Exhibit 4.4
THE BOEING COMPANY
Officers’ Certificate
(Sections 102, 301 and 303 of Indenture)
David A. Dohnalek, Senior Vice President and Treasurer, and Ruud P. Roggekamp, Assistant Treasurer, Corporate Finance, Banking, Risk Management and Insurance of The Boeing Company, a Delaware corporation (the “Company”), pursuant to Sections 102, 301 and 303 of the Senior Indenture dated as of February 1, 2003 (the “Indenture”), between the Company, as issuer, and The Bank of New York Mellon Trust Company, N.A., as successor trustee to JPMorgan Chase Bank (the “Trustee”), each hereby certifies, with respect to the $1,325,000,000 aggregate principal amount of 1.167% Senior Notes due 2023, the $3,000,000,000 aggregate principal amount of 1.433% Senior Notes due 2024 and the $5,500,000,000 aggregate principal amount of 2.196% Senior Notes due 2026 (together, the “Notes”), established by or pursuant to resolutions of the Board of Directors of the Company (the “Board of Directors”) adopted at a meeting held on April 27, 2020 (including a written concurrence, dated January 29, 2021, of the Chairman of the Board and the Chairman of the Finance Committee), by minutes of the Board of Directors adopted at a meeting held on June 22, 2020, by minutes of the Finance Committee of the Board of Directors adopted at a meeting held on June 22, 2020 and by written consent on February 2, 2021 by the Pricing Committee established by the Board of Directors (the “Pricing Committee”), as follows:
1. Examinations and Conditions Precedent.

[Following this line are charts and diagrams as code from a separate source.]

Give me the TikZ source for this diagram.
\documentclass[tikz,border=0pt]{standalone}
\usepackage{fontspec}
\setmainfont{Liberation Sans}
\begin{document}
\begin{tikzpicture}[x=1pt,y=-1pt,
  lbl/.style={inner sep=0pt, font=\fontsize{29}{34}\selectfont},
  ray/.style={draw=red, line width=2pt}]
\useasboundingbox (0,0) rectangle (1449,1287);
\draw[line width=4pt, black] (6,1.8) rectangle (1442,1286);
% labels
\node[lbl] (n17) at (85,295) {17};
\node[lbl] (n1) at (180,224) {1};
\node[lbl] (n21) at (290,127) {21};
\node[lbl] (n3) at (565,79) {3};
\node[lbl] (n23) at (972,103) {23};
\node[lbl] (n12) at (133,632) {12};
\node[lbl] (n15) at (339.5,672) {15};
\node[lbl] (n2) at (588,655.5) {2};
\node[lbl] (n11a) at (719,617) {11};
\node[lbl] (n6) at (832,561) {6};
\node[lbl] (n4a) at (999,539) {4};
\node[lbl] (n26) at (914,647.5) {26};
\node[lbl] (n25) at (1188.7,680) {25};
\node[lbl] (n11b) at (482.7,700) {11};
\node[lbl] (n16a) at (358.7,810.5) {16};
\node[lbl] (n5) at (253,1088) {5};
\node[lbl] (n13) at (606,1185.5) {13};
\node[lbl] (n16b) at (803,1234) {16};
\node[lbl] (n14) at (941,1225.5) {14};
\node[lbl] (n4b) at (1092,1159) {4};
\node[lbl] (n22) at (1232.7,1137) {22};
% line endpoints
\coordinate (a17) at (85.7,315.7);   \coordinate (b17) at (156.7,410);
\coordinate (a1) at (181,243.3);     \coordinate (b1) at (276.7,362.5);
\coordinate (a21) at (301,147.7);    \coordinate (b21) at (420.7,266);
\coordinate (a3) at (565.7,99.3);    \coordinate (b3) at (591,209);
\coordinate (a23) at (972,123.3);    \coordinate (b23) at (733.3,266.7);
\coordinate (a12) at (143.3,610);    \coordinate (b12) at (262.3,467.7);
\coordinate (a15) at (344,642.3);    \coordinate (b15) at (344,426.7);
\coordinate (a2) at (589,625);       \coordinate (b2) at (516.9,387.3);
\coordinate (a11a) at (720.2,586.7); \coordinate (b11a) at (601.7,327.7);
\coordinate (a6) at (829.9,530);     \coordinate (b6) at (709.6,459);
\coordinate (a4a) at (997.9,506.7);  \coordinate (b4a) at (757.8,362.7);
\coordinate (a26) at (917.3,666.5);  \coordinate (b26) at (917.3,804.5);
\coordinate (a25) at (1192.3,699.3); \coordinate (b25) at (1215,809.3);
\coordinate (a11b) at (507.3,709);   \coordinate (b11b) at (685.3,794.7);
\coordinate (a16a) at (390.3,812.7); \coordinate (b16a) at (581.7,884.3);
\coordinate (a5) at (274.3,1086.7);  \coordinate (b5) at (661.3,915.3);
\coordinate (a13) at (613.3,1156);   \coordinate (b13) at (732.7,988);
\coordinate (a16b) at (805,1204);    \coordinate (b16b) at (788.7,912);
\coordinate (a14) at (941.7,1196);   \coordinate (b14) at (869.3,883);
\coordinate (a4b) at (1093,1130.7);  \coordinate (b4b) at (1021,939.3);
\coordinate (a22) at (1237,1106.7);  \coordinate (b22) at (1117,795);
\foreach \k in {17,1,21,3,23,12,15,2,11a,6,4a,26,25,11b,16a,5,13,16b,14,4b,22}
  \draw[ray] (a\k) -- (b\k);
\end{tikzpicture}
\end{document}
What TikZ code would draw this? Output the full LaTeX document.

(a) Each of the undersigned has read the provisions of Sections 102, 301 and 303 of the Indenture and the definitions in the Indenture relating thereto;
(b) In connection with the issuance of the Notes, each of the undersigned has examined (i) the resolutions adopted by the Board of Directors at a meeting held on April 27, 2020 (including a written concurrence, dated January 29, 2021, of the Chairman of the Board and the Chairman of the Finance Committee), the minutes adopted by the Board of Directors at a meeting held on June 22, 2020, the minutes of the Finance Committee of the Board of Directors adopted at a meeting held on June 22, 2020 and the written consent on February 2, 2021 by the Pricing Committee, (ii) the Indenture, and (iii) such other related documents as deemed necessary or appropriate as a basis for the statements hereinafter expressed;
(c) In the opinion of each of the undersigned, such examination or investigation is sufficient to enable the undersigned to express an informed opinion as to whether all conditions precedent provided for in the Indenture (including any covenants compliance with which constitutes a condition precedent) to the Trustee’s or its designated agent’s authentication and delivery of the Notes have been complied with;
(d) In the opinion of each of the undersigned, all such conditions precedent of the Indenture, as they relate to the issuance, authentication and delivery of the Notes, have been complied with; and
(e) To the best of the knowledge of each of the undersigned, the Company is not in default under the provisions of the Indenture and no event has occurred which is, or after notice or lapse of time would become, an Event of Default with respect to any of the Securities.